Natürlich kennt man Entsprechendes von BioWare, der Entwickler hat seit jeher mit erzählerischer Stärke gepunktet. Mit dem neuesten Werk bewegt man sich jedoch wieder auf die Fantasy-Pfade, auf denen man vor Jahren mit den Baldurs-Gate-Titeln Glanzlichter setzte. Man knüpft daran an und hebt das Bekannte auf eine neue Stufe, was vor allem mit der von Bioware selbst geschaffenen Welt zusammenhängen mag. Die Entwickler wollten keine glänzende Umgebung schaffen, sondern legten den Fokus auf „Dark-Fantasy“ – eine düstere Welt, die den Erwartungen gerecht wird. Sicher, BioWare geizt nicht mit Blut, aber die dargestellte Gewalt verkommt nicht zum Selbstzweck ein, sondern wirkt bei diesem Spiel als Multiplikator einer düsteren Geschichte.
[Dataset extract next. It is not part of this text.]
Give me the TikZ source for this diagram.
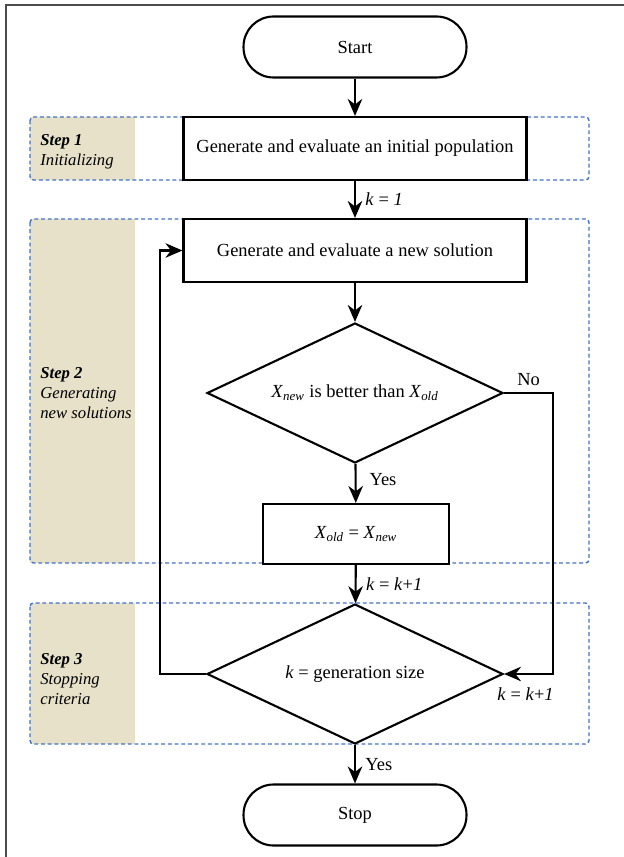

Selbstverständlich ist der Titel nicht ohne Mangel oder etwas für Jedermann. Die vielen Gespräche erfordern Geduld, zudem muss man sich auf die Welt einlassen – für die kurze Runde in der Mittagspause taugt das Spiel sicherlich nicht. Liegt der eigene Geschmack eher auf einer frei erkundbaren Welt, ist man wohl bei Risen besser aufgehoben, für kurzweiligen Hack’n’Slay-Spaß empfiehlt sich aktuell das charmante Torchlight. Wer aber bereit ist, sich auf „Dragon Age Origins“ einzulassen, wird mit einem grandiosen Werk der Spielegeschichte belohnt. Für die Zukunft wünsche ich mir mehr davon, auch von anderen Entwicklern, in anderen Genres, in anderen Szenarien. Die für mich selbst überraschend intensive Erfahrung hat mir gezeigt, dass ich hanebüchene Geschichten mit platten Charakteren Leid bin. Ich will mehr Emotionen in Spielen, die mich berühren, aber subtil präsentiert werden und einem die Inhalte nicht mit dem Vorschlaghammer vor den Schädel knallen.